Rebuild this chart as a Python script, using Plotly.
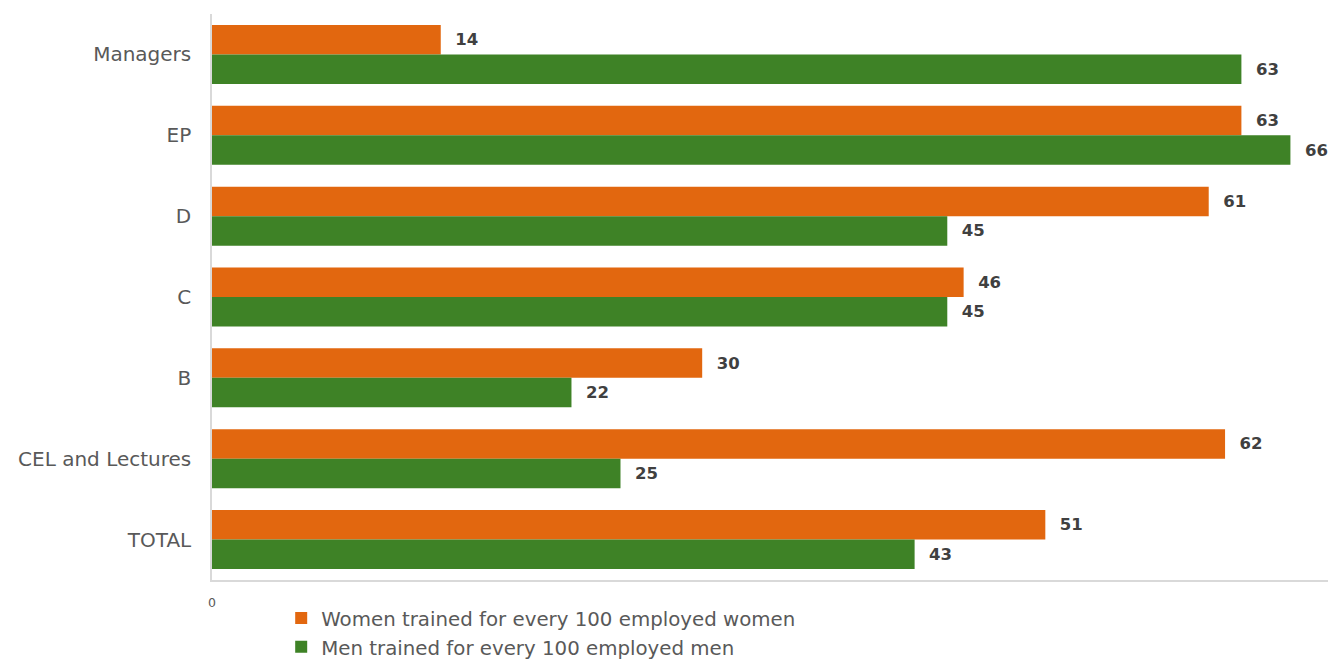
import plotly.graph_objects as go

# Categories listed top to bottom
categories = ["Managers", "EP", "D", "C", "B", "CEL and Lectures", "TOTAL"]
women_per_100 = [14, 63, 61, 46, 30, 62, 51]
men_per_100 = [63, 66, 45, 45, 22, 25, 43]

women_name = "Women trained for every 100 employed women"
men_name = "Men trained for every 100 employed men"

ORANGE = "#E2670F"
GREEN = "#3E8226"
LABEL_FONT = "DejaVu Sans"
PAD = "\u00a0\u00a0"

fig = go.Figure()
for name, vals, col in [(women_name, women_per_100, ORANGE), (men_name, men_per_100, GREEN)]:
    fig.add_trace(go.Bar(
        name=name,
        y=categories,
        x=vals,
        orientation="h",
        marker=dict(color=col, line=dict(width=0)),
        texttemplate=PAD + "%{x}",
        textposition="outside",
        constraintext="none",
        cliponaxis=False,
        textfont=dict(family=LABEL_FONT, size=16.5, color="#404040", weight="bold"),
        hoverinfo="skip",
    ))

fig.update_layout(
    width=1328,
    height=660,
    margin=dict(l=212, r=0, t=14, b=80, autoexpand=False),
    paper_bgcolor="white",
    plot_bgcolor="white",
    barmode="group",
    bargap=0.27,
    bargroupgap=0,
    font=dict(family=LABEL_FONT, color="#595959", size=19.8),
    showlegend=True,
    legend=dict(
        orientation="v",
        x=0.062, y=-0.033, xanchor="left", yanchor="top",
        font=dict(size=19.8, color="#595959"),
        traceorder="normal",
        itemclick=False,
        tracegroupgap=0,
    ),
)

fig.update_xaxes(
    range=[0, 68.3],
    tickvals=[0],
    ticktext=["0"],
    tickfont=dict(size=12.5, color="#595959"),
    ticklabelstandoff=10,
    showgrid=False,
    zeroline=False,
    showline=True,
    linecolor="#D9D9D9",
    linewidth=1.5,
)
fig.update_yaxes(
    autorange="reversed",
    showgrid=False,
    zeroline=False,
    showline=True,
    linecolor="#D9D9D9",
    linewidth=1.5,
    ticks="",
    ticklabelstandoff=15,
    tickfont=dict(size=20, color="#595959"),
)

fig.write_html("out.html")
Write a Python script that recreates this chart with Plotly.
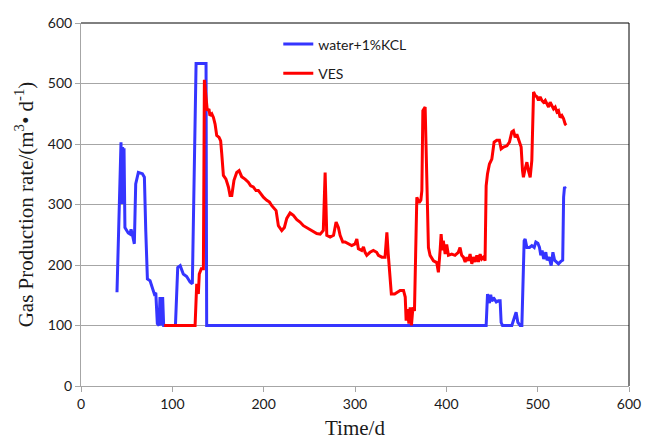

Requirements — Transcribe every entry above exactly. Omit all pictures.

Reply to the exercise —
Rebuild this chart as a Python script, using Plotly.
import plotly.graph_objects as go

# Categories listed top to bottom
categories = ["Managers", "EP", "D", "C", "B", "CEL and Lectures", "TOTAL"]
women_per_100 = [14, 63, 61, 46, 30, 62, 51]
men_per_100 = [63, 66, 45, 45, 22, 25, 43]

women_name = "Women trained for every 100 employed women"
men_name = "Men trained for every 100 employed men"

ORANGE = "#E2670F"
GREEN = "#3E8226"
LABEL_FONT = "DejaVu Sans"
PAD = "\u00a0\u00a0"

fig = go.Figure()
for name, vals, col in [(women_name, women_per_100, ORANGE), (men_name, men_per_100, GREEN)]:
    fig.add_trace(go.Bar(
        name=name,
        y=categories,
        x=vals,
        orientation="h",
        marker=dict(color=col, line=dict(width=0)),
        texttemplate=PAD + "%{x}",
        textposition="outside",
        constraintext="none",
        cliponaxis=False,
        textfont=dict(family=LABEL_FONT, size=16.5, color="#404040", weight="bold"),
        hoverinfo="skip",
    ))

fig.update_layout(
    width=1328,
    height=660,
    margin=dict(l=212, r=0, t=14, b=80, autoexpand=False),
    paper_bgcolor="white",
    plot_bgcolor="white",
    barmode="group",
    bargap=0.27,
    bargroupgap=0,
    font=dict(family=LABEL_FONT, color="#595959", size=19.8),
    showlegend=True,
    legend=dict(
        orientation="v",
        x=0.062, y=-0.033, xanchor="left", yanchor="top",
        font=dict(size=19.8, color="#595959"),
        traceorder="normal",
        itemclick=False,
        tracegroupgap=0,
    ),
)

fig.update_xaxes(
    range=[0, 68.3],
    tickvals=[0],
    ticktext=["0"],
    tickfont=dict(size=12.5, color="#595959"),
    ticklabelstandoff=10,
    showgrid=False,
    zeroline=False,
    showline=True,
    linecolor="#D9D9D9",
    linewidth=1.5,
)
fig.update_yaxes(
    autorange="reversed",
    showgrid=False,
    zeroline=False,
    showline=True,
    linecolor="#D9D9D9",
    linewidth=1.5,
    ticks="",
    ticklabelstandoff=15,
    tickfont=dict(size=20, color="#595959"),
)

fig.write_html("out.html")
Write a Python script that recreates this chart with Plotly.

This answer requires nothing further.